Leave out the pictures and retype only the lines from the opening line to the line that holds "const contourInterval = '5.000E-02';", both ends included.

•••••

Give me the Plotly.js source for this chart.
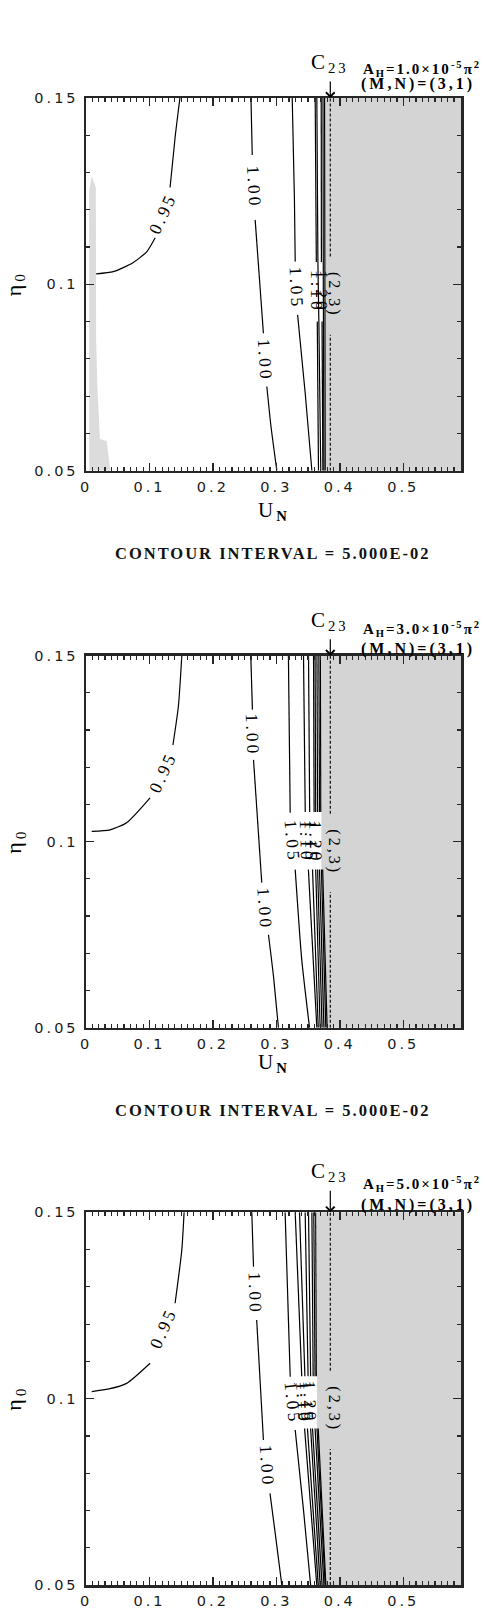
<!DOCTYPE html>
<html>
<head>
<meta charset="utf-8">
<script src="https://cdn.plot.ly/plotly-3.0.1.min.js"></script>
<style>
html, body { margin: 0; padding: 0; background: #fff; }
#chart { width: 485px; height: 1614px; }
text { letter-spacing: 3px; }
</style>
</head>
<body>
<div id="chart"></div>
<script>
// ---------- axes / tick labels ----------
const xRange = [0, 0.591];
const yRange = [0.05, 0.15];
const xTickVals = [0, 0.1, 0.2, 0.3, 0.4, 0.5];
const xTickText = ['0', '0.1', '0.2', '0.3', '0.4', '0.5'];
const yTickVals = [0.05, 0.1, 0.15];
const yTickText = ['0.05', '0.1', '0.15'];

// ---------- panel parameters ----------
const panelAH = ['1.0', '3.0', '5.0'];          // A_H coefficient (x10^-5 pi^2)
const modeMN = '(3,1)';
const c23 = 0.385;                               // C23 position on U_N
const grayStart = [0.377, 0.371, 0.364];         // start of shaded (no-solution) region
const contourInterval = '5.000E-02';

// ---------- panel 1 contours (A_H = 1.0e-5 pi^2) ----------
const p1_c095_x = [0.016, 0.043, 0.074, 0.096, 0.109, null, 0.1325, 0.1404, 0.148];
const p1_c095_y = [0.1028, 0.1034, 0.1058, 0.1088, 0.1125, null, 0.126, 0.1394, 0.15];
const p1_c100_x = [0.260, 0.262, null, 0.2666, 0.2796, null, 0.285, 0.2913, 0.3008];
const p1_c100_y = [0.15, 0.1347, null, 0.1173, 0.0869, null, 0.0726, 0.0622, 0.05];
const p1_c105_x = [0.325, 0.3285, 0.3297, null, 0.3335, 0.3454, 0.356];
const p1_c105_y = [0.15, 0.1226, 0.1061, null, 0.0918, 0.0709, 0.05];
const p1_c110_x = [0.3612, 0.363, null, 0.3645, 0.3664];
const p1_c110_y = [0.15, 0.106, null, 0.090, 0.05];
const p1_c115_x = [0.3638, 0.3655, 0.367, 0.370];
const p1_c115_y = [0.15, 0.106, 0.090, 0.05];
const p1_c120_x = [0.3707, 0.371, null, 0.372, 0.3733];
const p1_c120_y = [0.15, 0.106, null, 0.090, 0.05];
const p1_c125_x = [0.3735, 0.374, 0.375];
const p1_c125_y = [0.15, 0.10, 0.05];
const p1_c130_x = [0.376, 0.3765, 0.377];
const p1_c130_y = [0.15, 0.10, 0.05];
// small shaded patch near U_N = 0 (panel 1)
const p1_patch_x = [0.005, 0.009, 0.0155, 0.016, 0.018, 0.022, 0.0325, 0.036, 0.0385, 0.005];
const p1_patch_y = [0.125, 0.129, 0.126, 0.085, 0.072, 0.0585, 0.058, 0.054, 0.05, 0.05];

// ---------- panel 2 contours (A_H = 3.0e-5 pi^2) ----------
const p2_c095_x = [0.009, 0.038, 0.064, 0.101, null, 0.137, 0.1456, 0.151];
const p2_c095_y = [0.1028, 0.1032, 0.1051, 0.1118, null, 0.126, 0.1364, 0.15];
const p2_c100_x = [0.2597, 0.2623, null, 0.264, 0.277, null, 0.2876, 0.2955, 0.3033];
const p2_c100_y = [0.15, 0.1355, null, 0.122, 0.089, null, 0.075, 0.0638, 0.05];
const p2_c105_x = [0.319, 0.3218, null, 0.3297, 0.340, 0.3523];
const p2_c105_y = [0.15, 0.1078, null, 0.0925, 0.0683, 0.05];
const p2_bundle_y = [0.15, 0.108, null, 0.0925, 0.05];
const p2_c110_x = [0.3428, 0.3455, null, 0.3505, 0.3638];
const p2_c115_x = [0.3507, 0.3525, null, 0.357, 0.366];
const p2_c120_x = [0.3586, 0.3595, null, 0.362, 0.369];
const p2_c125_x = [0.361, 0.362, null, 0.365, 0.372];
const p2_c130_x = [0.364, 0.365, null, 0.368, 0.375];
const p2_c135_x = [0.367, 0.368, null, 0.371, 0.378];
const p2_c140_x = [0.3695, 0.370, null, 0.373, 0.380];

// ---------- panel 3 contours (A_H = 5.0e-5 pi^2) ----------
const p3_c095_x = [0.009, 0.036, 0.064, 0.101, null, 0.1404, 0.151, 0.1546];
const p3_c095_y = [0.1019, 0.1026, 0.1041, 0.1095, null, 0.1256, 0.1399, 0.15];
const p3_c100_x = [0.2613, 0.264, null, 0.269, 0.2796, null, 0.290, 0.300, 0.3086];
const p3_c100_y = [0.15, 0.1354, null, 0.1211, 0.0889, null, 0.0746, 0.0615, 0.05];
const p3_c105_x = [0.3138, 0.3218, null, 0.3297, 0.3428, 0.354];
const p3_c105_y = [0.15, 0.1059, null, 0.0916, 0.0701, 0.05];
const p3_bundle_y = [0.15, 0.106, null, 0.092, 0.05];
const p3_c110_x = [0.3297, 0.340, null, 0.3445, 0.3637];
const p3_c115_x = [0.3365, 0.345, null, 0.349, 0.366];
const p3_c120_x = [0.3454, 0.350, null, 0.354, 0.369];
const p3_c125_x = [0.3507, 0.354, null, 0.357, 0.372];
const p3_c130_x = [0.356, 0.358, null, 0.361, 0.375];
const p3_c135_x = [0.359, 0.361, null, 0.364, 0.377];
const p3_c140_x = [0.362, 0.363, null, 0.366, 0.378];

// ---------- contour label texts ----------
const p1_labelText = ['0.95', '1.00', '1.00', '1.05', '1.10', '1.20'];
const p2_labelText = ['0.95', '1.00', '1.00', '1.05', '1.10', '1.15', '1.20'];
const p3_labelText = ['0.95', '1.00', '1.00', '1.05', '1.10', '1.15', '1.20'];
const modeLabel = '(2,3)';

// ---------- label placement (layout) ----------
const p1_labelPos = [[0.120, 0.1190, -65], [0.2643, 0.1260, 87], [0.2823, 0.0797, 86], [0.3316, 0.0990, 87], [0.3637, 0.0980, 90], [0.3716, 0.0980, 90]];
const p2_labelPos = [[0.121, 0.1188, -65], [0.2632, 0.1288, 88], [0.2823, 0.0820, 86], [0.3258, 0.1000, 85], [0.3480, 0.1000, 88], [0.3555, 0.1000, 88], [0.3625, 0.1000, 89]];
const p3_labelPos = [[0.122, 0.1189, -66], [0.2665, 0.1283, 88], [0.2848, 0.0818, 86], [0.3257, 0.0988, 84], [0.3422, 0.0990, 86], [0.3475, 0.0990, 87], [0.3525, 0.0990, 88]];
const modeLabelX = 0.3905;
const modeLabelY = 0.0972;
const dashGap = [0.0865, 0.1075];

// ---------- build ----------
const lineStyle = {color: '#000', width: 1.2, shape: 'spline', smoothing: 0.6};
const p1Lines = [[p1_c095_x, p1_c095_y], [p1_c100_x, p1_c100_y], [p1_c105_x, p1_c105_y],
  [p1_c110_x, p1_c110_y], [p1_c115_x, p1_c115_y], [p1_c120_x, p1_c120_y], [p1_c125_x, p1_c125_y], [p1_c130_x, p1_c130_y]];
const p2Lines = [[p2_c095_x, p2_c095_y], [p2_c100_x, p2_c100_y], [p2_c105_x, p2_c105_y],
  [p2_c110_x, p2_bundle_y], [p2_c115_x, p2_bundle_y], [p2_c120_x, p2_bundle_y], [p2_c125_x, p2_bundle_y],
  [p2_c130_x, p2_bundle_y], [p2_c135_x, p2_bundle_y], [p2_c140_x, p2_bundle_y]];
const p3Lines = [[p3_c095_x, p3_c095_y], [p3_c100_x, p3_c100_y], [p3_c105_x, p3_c105_y],
  [p3_c110_x, p3_bundle_y], [p3_c115_x, p3_bundle_y], [p3_c120_x, p3_bundle_y], [p3_c125_x, p3_bundle_y],
  [p3_c130_x, p3_bundle_y], [p3_c135_x, p3_bundle_y], [p3_c140_x, p3_bundle_y]];
const allLines = [p1Lines, p2Lines, p3Lines];
const allLabelText = [p1_labelText, p2_labelText, p3_labelText];
const allLabelPos = [p1_labelPos, p2_labelPos, p3_labelPos];

const yDomains = [[0.74936, 1.0], [0.37478, 0.62495], [0.0, 0.25064]];
const cShift = [35, 35, 40];
const ahShift = [29, 27, 28];
const mnShift = [14, 7, 7];
const unShift = [40, 35];

const axColor = '#262626';
const tickFont = {family: 'DejaVu Sans, Arial, sans-serif', size: 14.5, color: '#1a1a1a'};
const serif = 'Liberation Serif, Times New Roman, serif';

const data = [];
const shapes = [];
const annotations = [];
const layout = {
  width: 485, height: 1614,
  margin: {l: 86, r: 24, t: 98, b: 29},
  paper_bgcolor: '#fff', plot_bgcolor: '#fff',
  showlegend: false,
  shapes: shapes, annotations: annotations
};

for (let i = 0; i < 3; i++) {
  const n = i === 0 ? '' : String(i + 1);
  const xa = 'x' + n, ya = 'y' + n;
  layout['xaxis' + n] = {
    domain: [0, 1], range: xRange, anchor: ya,
    showgrid: false, zeroline: false, showline: true, mirror: 'ticks',
    linecolor: axColor, linewidth: 2.5,
    ticks: 'inside', ticklen: 8, tickwidth: 1.5, tickcolor: axColor,
    tickmode: 'array', tickvals: xTickVals, ticktext: xTickText, tickfont: tickFont,
    ticklabelstandoff: 1,
    minor: {tick0: 0, dtick: 0.01, ticks: 'inside', ticklen: 4, tickwidth: 1.2, tickcolor: axColor},
    fixedrange: true
  };
  layout['yaxis' + n] = {
    domain: yDomains[i], range: yRange, anchor: xa,
    showgrid: false, zeroline: false, showline: true, mirror: 'ticks',
    linecolor: axColor, linewidth: 2.5,
    ticks: 'inside', ticklen: 8, tickwidth: 1.5, tickcolor: axColor,
    tickmode: 'array', tickvals: yTickVals, ticktext: yTickText, tickfont: tickFont,
    ticklabelstandoff: 2,
    minor: {tick0: 0.05, dtick: 0.01, ticks: 'inside', ticklen: 4, tickwidth: 1.2, tickcolor: axColor},
    fixedrange: true
  };

  // shaded region right of the bundle
  shapes.push({type: 'rect', layer: 'below', xref: xa, yref: ya + ' domain',
    x0: grayStart[i], x1: xRange[1], y0: 0, y1: 1, fillcolor: '#d4d4d4', line: {width: 0}});
  // dashed C23 line (with a gap for the (2,3) label)
  shapes.push({type: 'line', xref: xa, yref: ya, x0: c23, x1: c23, y0: yRange[0], y1: dashGap[0],
    line: {color: '#000', width: 1.1, dash: '3px,2px'}});
  shapes.push({type: 'line', xref: xa, yref: ya, x0: c23, x1: c23, y0: dashGap[1], y1: yRange[1],
    line: {color: '#000', width: 1.1, dash: '3px,2px'}});

  if (i === 0) {
    data.push({type: 'scatter', mode: 'lines', x: p1_patch_x, y: p1_patch_y, xaxis: xa, yaxis: ya,
      fill: 'toself', fillcolor: '#dcdcdc', line: {width: 0, color: '#dcdcdc'}, hoverinfo: 'skip'});
  }
  allLines[i].forEach(function (ln) {
    data.push({type: 'scatter', mode: 'lines', x: ln[0], y: ln[1], xaxis: xa, yaxis: ya,
      connectgaps: false, line: lineStyle, hoverinfo: 'skip'});
  });

  // contour labels
  allLabelText[i].forEach(function (t, k) {
    const p = allLabelPos[i][k];
    annotations.push({xref: xa, yref: ya, x: p[0], y: p[1], text: t, textangle: p[2],
      xanchor: 'center', yanchor: 'middle',
      showarrow: false, font: {family: serif, size: 17.5, color: '#000'}});
  });
  annotations.push({xref: xa, yref: ya, x: modeLabelX, y: modeLabelY, text: modeLabel, textangle: 90,
    xanchor: 'center', yanchor: 'middle',
    showarrow: false, font: {family: serif, size: 16, color: '#000'}});

  // C23 marker with arrow
  annotations.push({xref: xa, yref: ya + ' domain', x: c23, y: 1, text: 'C<sub>23</sub>',
    showarrow: true, arrowhead: 4, arrowsize: 1.4, arrowwidth: 1.2, arrowcolor: '#000',
    ax: 0, ay: -cShift[i], startstandoff: 4,
    font: {family: serif, size: 21, color: '#000'}});
  // A_H and (M,N)
  annotations.push({xref: 'paper', yref: ya + ' domain', x: 1.0587, y: 1, xanchor: 'right', yanchor: 'middle',
    yshift: ahShift[i], showarrow: false,
    text: '<b><span style="letter-spacing:2px">A<sub>H</sub>=' + panelAH[i] + '×10<sup>-5</sup>π<sup>2</sup></span></b>',
    font: {family: serif, size: 15, color: '#000'}});
  annotations.push({xref: 'paper', yref: ya + ' domain', x: 1.0427, y: 1, xanchor: 'right', yanchor: 'middle',
    yshift: mnShift[i], showarrow: false, text: '<b>(M,N)=' + modeMN + '</b>',
    font: {family: serif, size: 16, color: '#000'}});
  // y title
  annotations.push({xref: 'paper', yref: ya + ' domain', x: -0.1893, y: 0.5, textangle: -90,
    xanchor: 'center', yanchor: 'middle',
    showarrow: false, text: 'η<sub>0</sub>', font: {family: serif, size: 22, color: '#000'}});
  if (i < 2) {
    annotations.push({xref: 'paper', yref: ya + ' domain', x: 0.5, y: 0, yshift: -unShift[i],
      xanchor: 'center', yanchor: 'middle',
      showarrow: false, text: 'U<sub><b>N</b></sub>', font: {family: serif, size: 21, color: '#000'}});
    annotations.push({xref: 'paper', yref: ya + ' domain', x: 0.4973, y: 0, yshift: -82.5,
      xanchor: 'center', yanchor: 'middle',
      showarrow: false, text: '<b><span style="letter-spacing:2px">CONTOUR INTERVAL = ' + contourInterval + '</span></b>',
      font: {family: serif, size: 16.5, color: '#111'}});
  }
}

Plotly.newPlot('chart', data, layout, {displayModeBar: false, staticPlot: true});
</script>
</body>
</html>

•••••

**Exercise response:**
Give me the Plotly.js source for this chart.
<!DOCTYPE html>
<html>
<head>
<meta charset="utf-8">
<script src="https://cdn.plot.ly/plotly-3.0.1.min.js"></script>
<style>
html, body { margin: 0; padding: 0; background: #fff; }
#chart { width: 485px; height: 1614px; }
text { letter-spacing: 3px; }
</style>
</head>
<body>
<div id="chart"></div>
<script>
// ---------- axes / tick labels ----------
const xRange = [0, 0.591];
const yRange = [0.05, 0.15];
const xTickVals = [0, 0.1, 0.2, 0.3, 0.4, 0.5];
const xTickText = ['0', '0.1', '0.2', '0.3', '0.4', '0.5'];
const yTickVals = [0.05, 0.1, 0.15];
const yTickText = ['0.05', '0.1', '0.15'];

// ---------- panel parameters ----------
const panelAH = ['1.0', '3.0', '5.0'];          // A_H coefficient (x10^-5 pi^2)
const modeMN = '(3,1)';
const c23 = 0.385;                               // C23 position on U_N
const grayStart = [0.377, 0.371, 0.364];         // start of shaded (no-solution) region
const contourInterval = '5.000E-02';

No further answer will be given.